Stated task.
Will you output all of the data below exactly, omitting the images?

--- start Information provided ---

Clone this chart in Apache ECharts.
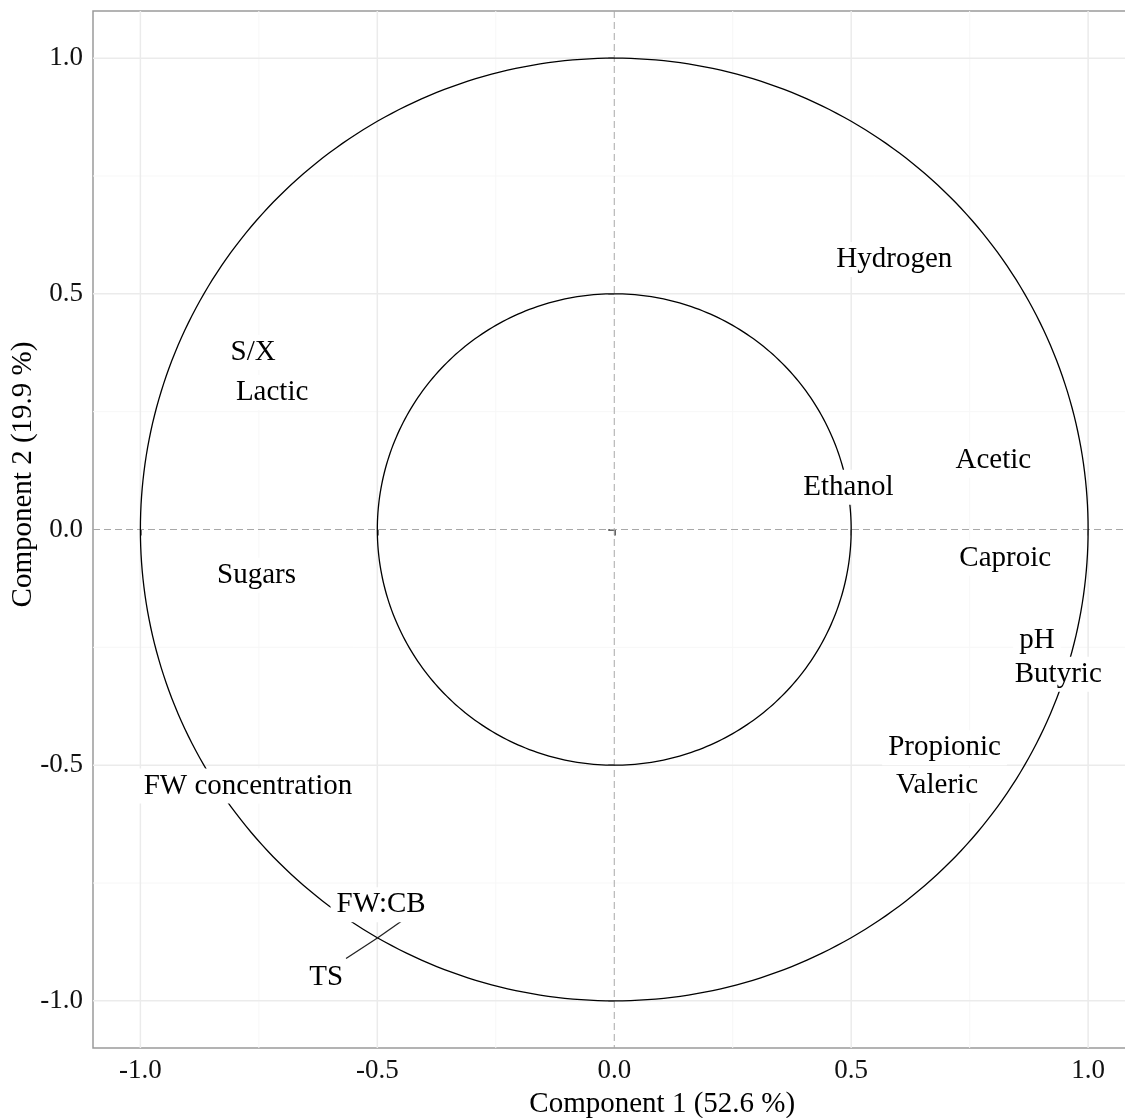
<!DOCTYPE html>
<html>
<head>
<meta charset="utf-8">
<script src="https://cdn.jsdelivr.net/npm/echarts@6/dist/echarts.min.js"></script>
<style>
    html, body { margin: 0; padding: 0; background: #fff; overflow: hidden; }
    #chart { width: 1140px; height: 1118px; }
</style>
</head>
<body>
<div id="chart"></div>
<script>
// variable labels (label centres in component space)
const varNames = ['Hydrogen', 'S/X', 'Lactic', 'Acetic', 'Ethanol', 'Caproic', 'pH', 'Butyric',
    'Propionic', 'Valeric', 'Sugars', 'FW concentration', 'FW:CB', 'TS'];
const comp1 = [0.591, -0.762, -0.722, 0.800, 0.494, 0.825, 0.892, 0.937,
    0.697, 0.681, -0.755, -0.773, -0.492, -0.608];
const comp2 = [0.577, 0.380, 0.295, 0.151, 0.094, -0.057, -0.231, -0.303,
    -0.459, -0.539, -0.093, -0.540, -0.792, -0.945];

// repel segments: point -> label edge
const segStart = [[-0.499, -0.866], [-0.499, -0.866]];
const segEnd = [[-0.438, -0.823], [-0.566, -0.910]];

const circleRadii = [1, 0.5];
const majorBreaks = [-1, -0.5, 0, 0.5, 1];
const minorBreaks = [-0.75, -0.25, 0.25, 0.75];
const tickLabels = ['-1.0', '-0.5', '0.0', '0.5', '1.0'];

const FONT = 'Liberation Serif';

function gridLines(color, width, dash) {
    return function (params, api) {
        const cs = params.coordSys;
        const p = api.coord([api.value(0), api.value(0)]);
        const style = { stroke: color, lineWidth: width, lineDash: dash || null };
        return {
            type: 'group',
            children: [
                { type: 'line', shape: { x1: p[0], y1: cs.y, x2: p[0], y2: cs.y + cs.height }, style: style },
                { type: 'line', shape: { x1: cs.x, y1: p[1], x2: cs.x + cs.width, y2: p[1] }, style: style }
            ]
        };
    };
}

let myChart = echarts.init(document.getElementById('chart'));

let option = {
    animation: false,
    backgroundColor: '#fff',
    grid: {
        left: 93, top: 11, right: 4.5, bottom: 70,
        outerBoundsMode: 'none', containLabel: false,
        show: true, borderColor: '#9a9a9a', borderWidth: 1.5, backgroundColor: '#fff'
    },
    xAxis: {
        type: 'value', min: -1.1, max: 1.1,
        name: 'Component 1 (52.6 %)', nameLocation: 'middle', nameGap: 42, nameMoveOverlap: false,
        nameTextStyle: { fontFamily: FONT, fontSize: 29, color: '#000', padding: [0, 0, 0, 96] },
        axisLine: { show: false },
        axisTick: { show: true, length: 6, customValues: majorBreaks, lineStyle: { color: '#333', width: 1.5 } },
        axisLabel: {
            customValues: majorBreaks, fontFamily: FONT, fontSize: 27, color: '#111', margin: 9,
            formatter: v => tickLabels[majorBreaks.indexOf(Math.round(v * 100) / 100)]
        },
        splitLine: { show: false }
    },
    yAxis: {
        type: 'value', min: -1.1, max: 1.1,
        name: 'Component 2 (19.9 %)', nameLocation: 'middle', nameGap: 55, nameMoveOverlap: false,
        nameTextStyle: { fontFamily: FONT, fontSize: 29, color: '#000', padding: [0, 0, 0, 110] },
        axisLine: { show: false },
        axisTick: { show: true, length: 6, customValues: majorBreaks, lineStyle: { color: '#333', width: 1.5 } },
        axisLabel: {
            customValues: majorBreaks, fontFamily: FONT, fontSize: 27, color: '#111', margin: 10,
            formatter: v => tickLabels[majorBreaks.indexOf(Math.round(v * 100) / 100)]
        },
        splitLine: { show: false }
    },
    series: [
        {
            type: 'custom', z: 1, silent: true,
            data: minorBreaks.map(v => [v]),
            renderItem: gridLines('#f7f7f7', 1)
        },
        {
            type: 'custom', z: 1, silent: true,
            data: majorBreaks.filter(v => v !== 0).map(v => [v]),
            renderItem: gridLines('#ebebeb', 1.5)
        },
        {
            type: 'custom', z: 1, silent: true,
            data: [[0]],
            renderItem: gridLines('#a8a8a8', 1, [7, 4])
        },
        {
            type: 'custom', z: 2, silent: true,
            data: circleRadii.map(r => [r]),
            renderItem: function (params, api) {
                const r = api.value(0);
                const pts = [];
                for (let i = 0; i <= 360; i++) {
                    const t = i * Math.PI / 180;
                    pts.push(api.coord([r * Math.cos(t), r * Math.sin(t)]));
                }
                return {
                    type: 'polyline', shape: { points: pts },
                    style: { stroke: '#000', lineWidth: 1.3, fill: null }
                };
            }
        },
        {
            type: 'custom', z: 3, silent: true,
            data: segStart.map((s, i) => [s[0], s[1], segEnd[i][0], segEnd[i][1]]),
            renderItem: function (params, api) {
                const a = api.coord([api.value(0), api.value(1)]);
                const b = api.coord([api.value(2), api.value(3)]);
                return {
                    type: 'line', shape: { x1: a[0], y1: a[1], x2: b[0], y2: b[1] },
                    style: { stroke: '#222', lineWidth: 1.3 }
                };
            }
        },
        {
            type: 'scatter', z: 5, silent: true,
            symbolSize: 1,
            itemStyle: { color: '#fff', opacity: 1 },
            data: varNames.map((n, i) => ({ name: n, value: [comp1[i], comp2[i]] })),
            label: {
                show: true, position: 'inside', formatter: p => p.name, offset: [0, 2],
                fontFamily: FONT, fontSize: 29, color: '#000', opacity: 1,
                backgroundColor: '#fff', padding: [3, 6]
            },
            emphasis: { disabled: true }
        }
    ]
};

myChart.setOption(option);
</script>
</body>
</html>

--- end Information provided ---

Reply.
Clone this chart in Apache ECharts.
<!DOCTYPE html>
<html>
<head>
<meta charset="utf-8">
<script src="https://cdn.jsdelivr.net/npm/echarts@6/dist/echarts.min.js"></script>
<style>
    html, body { margin: 0; padding: 0; background: #fff; overflow: hidden; }
    #chart { width: 1140px; height: 1118px; }
</style>
</head>
<body>
<div id="chart"></div>
<script>
// variable labels (label centres in component space)
const varNames = ['Hydrogen', 'S/X', 'Lactic', 'Acetic', 'Ethanol', 'Caproic', 'pH', 'Butyric',
    'Propionic', 'Valeric', 'Sugars', 'FW concentration', 'FW:CB', 'TS'];
const comp1 = [0.591, -0.762, -0.722, 0.800, 0.494, 0.825, 0.892, 0.937,
    0.697, 0.681, -0.755, -0.773, -0.492, -0.608];
const comp2 = [0.577, 0.380, 0.295, 0.151, 0.094, -0.057, -0.231, -0.303,
    -0.459, -0.539, -0.093, -0.540, -0.792, -0.945];

// repel segments: point -> label edge
const segStart = [[-0.499, -0.866], [-0.499, -0.866]];
const segEnd = [[-0.438, -0.823], [-0.566, -0.910]];

const circleRadii = [1, 0.5];
const majorBreaks = [-1, -0.5, 0, 0.5, 1];
const minorBreaks = [-0.75, -0.25, 0.25, 0.75];
const tickLabels = ['-1.0', '-0.5', '0.0', '0.5', '1.0'];

const FONT = 'Liberation Serif';

function gridLines(color, width, dash) {
    return function (params, api) {
        const cs = params.coordSys;
        const p = api.coord([api.value(0), api.value(0)]);
        const style = { stroke: color, lineWidth: width, lineDash: dash || null };
        return {
            type: 'group',
            children: [
                { type: 'line', shape: { x1: p[0], y1: cs.y, x2: p[0], y2: cs.y + cs.height }, style: style },
                { type: 'line', shape: { x1: cs.x, y1: p[1], x2: cs.x + cs.width, y2: p[1] }, style: style }
            ]
        };
    };
}

let myChart = echarts.init(document.getElementById('chart'));

let option = {
    animation: false,
    backgroundColor: '#fff',
    grid: {
        left: 93, top: 11, right: 4.5, bottom: 70,
        outerBoundsMode: 'none', containLabel: false,
        show: true, borderColor: '#9a9a9a', borderWidth: 1.5, backgroundColor: '#fff'
    },
    xAxis: {
        type: 'value', min: -1.1, max: 1.1,
        name: 'Component 1 (52.6 %)', nameLocation: 'middle', nameGap: 42, nameMoveOverlap: false,
        nameTextStyle: { fontFamily: FONT, fontSize: 29, color: '#000', padding: [0, 0, 0, 96] },
        axisLine: { show: false },
        axisTick: { show: true, length: 6, customValues: majorBreaks, lineStyle: { color: '#333', width: 1.5 } },
        axisLabel: {
            customValues: majorBreaks, fontFamily: FONT, fontSize: 27, color: '#111', margin: 9,
            formatter: v => tickLabels[majorBreaks.indexOf(Math.round(v * 100) / 100)]
        },
        splitLine: { show: false }
    },
    yAxis: {
        type: 'value', min: -1.1, max: 1.1,
        name: 'Component 2 (19.9 %)', nameLocation: 'middle', nameGap: 55, nameMoveOverlap: false,
        nameTextStyle: { fontFamily: FONT, fontSize: 29, color: '#000', padding: [0, 0, 0, 110] },
        axisLine: { show: false },
        axisTick: { show: true, length: 6, customValues: majorBreaks, lineStyle: { color: '#333', width: 1.5 } },
        axisLabel: {
            customValues: majorBreaks, fontFamily: FONT, fontSize: 27, color: '#111', margin: 10,
            formatter: v => tickLabels[majorBreaks.indexOf(Math.round(v * 100) / 100)]
        },
        splitLine: { show: false }
    },
    series: [
        {
            type: 'custom', z: 1, silent: true,
            data: minorBreaks.map(v => [v]),
            renderItem: gridLines('#f7f7f7', 1)
        },
        {
            type: 'custom', z: 1, silent: true,
            data: majorBreaks.filter(v => v !== 0).map(v => [v]),
            renderItem: gridLines('#ebebeb', 1.5)
        },
        {
            type: 'custom', z: 1, silent: true,
            data: [[0]],
            renderItem: gridLines('#a8a8a8', 1, [7, 4])
        },
        {
            type: 'custom', z: 2, silent: true,
            data: circleRadii.map(r => [r]),
            renderItem: function (params, api) {
                const r = api.value(0);
                const pts = [];
                for (let i = 0; i <= 360; i++) {
                    const t = i * Math.PI / 180;
                    pts.push(api.coord([r * Math.cos(t), r * Math.sin(t)]));
                }
                return {
                    type: 'polyline', shape: { points: pts },
                    style: { stroke: '#000', lineWidth: 1.3, fill: null }
                };
            }
        },
        {
            type: 'custom', z: 3, silent: true,
            data: segStart.map((s, i) => [s[0], s[1], segEnd[i][0], segEnd[i][1]]),
            renderItem: function (params, api) {
                const a = api.coord([api.value(0), api.value(1)]);
                const b = api.coord([api.value(2), api.value(3)]);
                return {
                    type: 'line', shape: { x1: a[0], y1: a[1], x2: b[0], y2: b[1] },
                    style: { stroke: '#222', lineWidth: 1.3 }
                };
            }
        },
        {
            type: 'scatter', z: 5, silent: true,
            symbolSize: 1,
            itemStyle: { color: '#fff', opacity: 1 },
            data: varNames.map((n, i) => ({ name: n, value: [comp1[i], comp2[i]] })),
            label: {
                show: true, position: 'inside', formatter: p => p.name, offset: [0, 2],
                fontFamily: FONT, fontSize: 29, color: '#000', opacity: 1,
                backgroundColor: '#fff', padding: [3, 6]
            },
            emphasis: { disabled: true }
        }
    ]
};

myChart.setOption(option);
</script>
</body>
</html>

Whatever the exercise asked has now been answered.